The inaccuracy of UK voting rolls is not a new problem but is has become far worse since 2001. The latest research has shown that earlier denials by the Electoral Commission were incorrect. Moreover, the number of omissions could well grow as a result of the introduction of individual (instead of household) registration. The move to individual registration is much-needed but requires thorough administration. To its credit, the government has made special grants to local authorities but their effectiveness has yet to be seen. In any case, in a bout of false economy the government decided in 2011 to ditch plans for a unified national computer system which would permit an elector who registered at a new address to be removed from the one in his or her old one. The saving was £11.4 million to set up and £2.7 million a year to maintain, arguably a relatively trivial sum given the crucial importance of elections for any democracy.
A third shortcoming is the failure of the different bodies tasked with electoral administration to enforce the regulations. It is a legal requirement, rarely enforced, to fill out electoral registration forms. The legal limits on campaign spending in national and local elections are likewise seldom enforced: claims made by candidates are hardly ever investigated for accuracy. The Electoral Commission admits that it has never carried out any field audit to determine, for example, whether the costs of printing campaign literature declared by a candidate are genuine and whether they reflect actual market rates. The commission has barely acted on the recommendations about enforcement of campaign finance laws set out in 2007 by the Committee on Standards in Public Life in its devastating review.
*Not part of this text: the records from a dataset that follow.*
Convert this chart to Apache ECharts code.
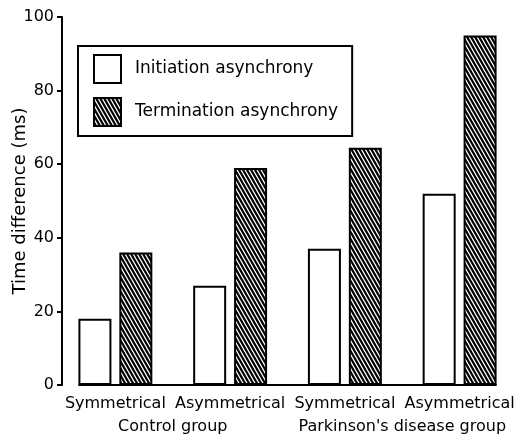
<!DOCTYPE html>
<html>
<head>
<meta charset="utf-8">
<script src="https://cdn.jsdelivr.net/npm/echarts@6/dist/echarts.min.js"></script>
<style>
  html, body { margin: 0; padding: 0; background: #fff; }
  #container { width: 531px; height: 435px; }
</style>
</head>
<body>
<div id="container"></div>
<script>
var conditions = ['Symmetrical', 'Asymmetrical', 'Symmetrical', 'Asymmetrical'];
var groups = ['Control group', "Parkinson's disease group"];
var initiation = [18, 27, 37, 52];
var termination = [36, 59, 64.5, 95];
var yTicks = [0, 20, 40, 60, 80, 100];

var dom = document.getElementById('container');
var myChart = echarts.init(dom, null, { renderer: 'canvas' });

// hatch tile: black with thin white diagonal stripes
var tile = document.createElement('canvas');
tile.width = 4;
tile.height = 7;
var ctx = tile.getContext('2d');
ctx.fillStyle = '#000';
ctx.fillRect(0, 0, 4, 7);
ctx.strokeStyle = '#fff';
ctx.lineWidth = 1.3;
ctx.beginPath();
ctx.moveTo(-4, -7); ctx.lineTo(8, 14);
ctx.moveTo(-8, -7); ctx.lineTo(4, 14);
ctx.moveTo(0, -7); ctx.lineTo(12, 14);
ctx.stroke();

var font = 'DejaVu Sans';
var fs = 16;
var option = {
  animation: false,
  textStyle: { fontFamily: font, color: '#000' },
  grid: { left: 58, right: 14, top: 17, bottom: 50, containLabel: false, outerBoundsMode: 'none' },
  legend: {
    orient: 'vertical',
    left: 78,
    top: 46,
    padding: [8, 14, 9, 15],
    borderColor: '#000',
    borderWidth: 2,
    icon: 'rect',
    itemWidth: 27,
    itemHeight: 28,
    itemGap: 13,
    textStyle: { fontFamily: font, fontSize: 17, color: '#000', padding: [0, 0, 0, 9] },
    data: ['Initiation asynchrony', 'Termination asynchrony']
  },
  xAxis: [
    {
      type: 'category',
      data: conditions,
      axisLine: { show: false },
      axisTick: { show: false },
      axisLabel: { fontFamily: font, fontSize: fs, color: '#000', margin: 11, interval: 0 }
    },
    {
      type: 'category',
      position: 'bottom',
      offset: 23,
      data: groups,
      axisLine: { show: false },
      axisTick: { show: false },
      axisLabel: { fontFamily: font, fontSize: fs, color: '#000', margin: 11, interval: 0 }
    }
  ],
  yAxis: {
    type: 'value',
    min: yTicks[0],
    max: yTicks[yTicks.length - 1],
    interval: 20,
    offset: -4,
    name: 'Time difference (ms)',
    nameLocation: 'middle',
    nameGap: 33,
    nameMoveOverlap: false,
    nameTextStyle: { fontFamily: font, fontSize: 18, color: '#000', padding: [0, 0, 0, 0] },
    splitLine: { show: false },
    axisLine: { show: true, lineStyle: { color: '#000', width: 2 } },
    axisTick: { show: true, length: 5, lineStyle: { color: '#000', width: 2 } },
    axisLabel: { fontFamily: font, fontSize: fs, color: '#000', margin: 8 }
  },
  series: [
    {
      name: 'Initiation asynchrony',
      type: 'bar',
      data: initiation,
      barWidth: 33,
      barGap: '24%',
      itemStyle: { color: '#fff', borderColor: '#000', borderWidth: 2 }
    },
    {
      name: 'Termination asynchrony',
      type: 'bar',
      data: termination,
      barWidth: 33,
      itemStyle: { color: { image: tile, repeat: 'repeat' }, borderColor: '#000', borderWidth: 2 }
    }
  ]
};

myChart.setOption(option);

// baseline spanning from first bar to last bar
var y0 = myChart.convertToPixel({ yAxisIndex: 0 }, 0);
var xa = myChart.convertToPixel({ xAxisIndex: 0 }, 0);
var xb = myChart.convertToPixel({ xAxisIndex: 0 }, conditions.length - 1);
myChart.setOption({
  graphic: [{
    type: 'line',
    shape: { x1: xa - 37, y1: y0, x2: xb + 37, y2: y0 },
    style: { stroke: '#000', lineWidth: 2 },
    z: 100
  }]
});

window.addEventListener('resize', myChart.resize);
</script>
</body>
</html>
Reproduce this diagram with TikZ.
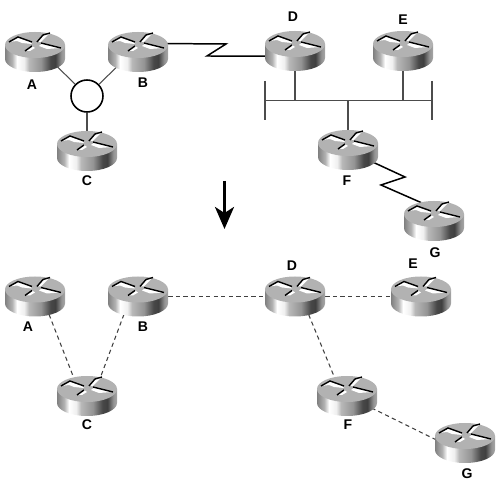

Fourth, there is the controversial issue of postal voting on demand, introduced by the last Labour government. Intended by Labour to encourage participation by voters from disadvantaged groups likely to be natural political supporters, postal voting seems to have been quietly welcomed by the Conservatives. They have calculated that the new system has actually worked to their advantage. To some observers, such as Judge Richard Mawrey QC, postal voting on demand has made elections, especially municipal contests, open to fraud.
For all these reasons the administrative infrastructure of the coming poll will be alarmingly poor. Blame gets pushed between the Electoral Commission, Whitehall (until 2010, the Ministry of Justice and after 2010 the Cabinet Office), and Electoral Registration Officers employed by local government. The culture of denial of responsibility and acceptance of low standards has led to condemnation by the Organisation for Security and Cooperation in Europe and by an inspection held by the Council of Europe at the behest of a British Conservative member of its Parliamentary Assembly. Neither their strictures nor those of the Standards Committee have led to the necessary change in administrative culture.
The striking absence of ideas in recent electoral discourse is a different kind of problem. Of course, it is unreasonable to expect every single general election to revolve around ideological disputes. That would not be desirable. Voters are swayed by specific issues, by evaluations of the competence and personality of the rival leaders, by feelings of economic wellbeing or hardship, and by their impressions of the success or lack of it of the incumbent government. However, if election after election avoids discussing underlying public concerns, if there is little or no vision, the electoral process itself is discredited.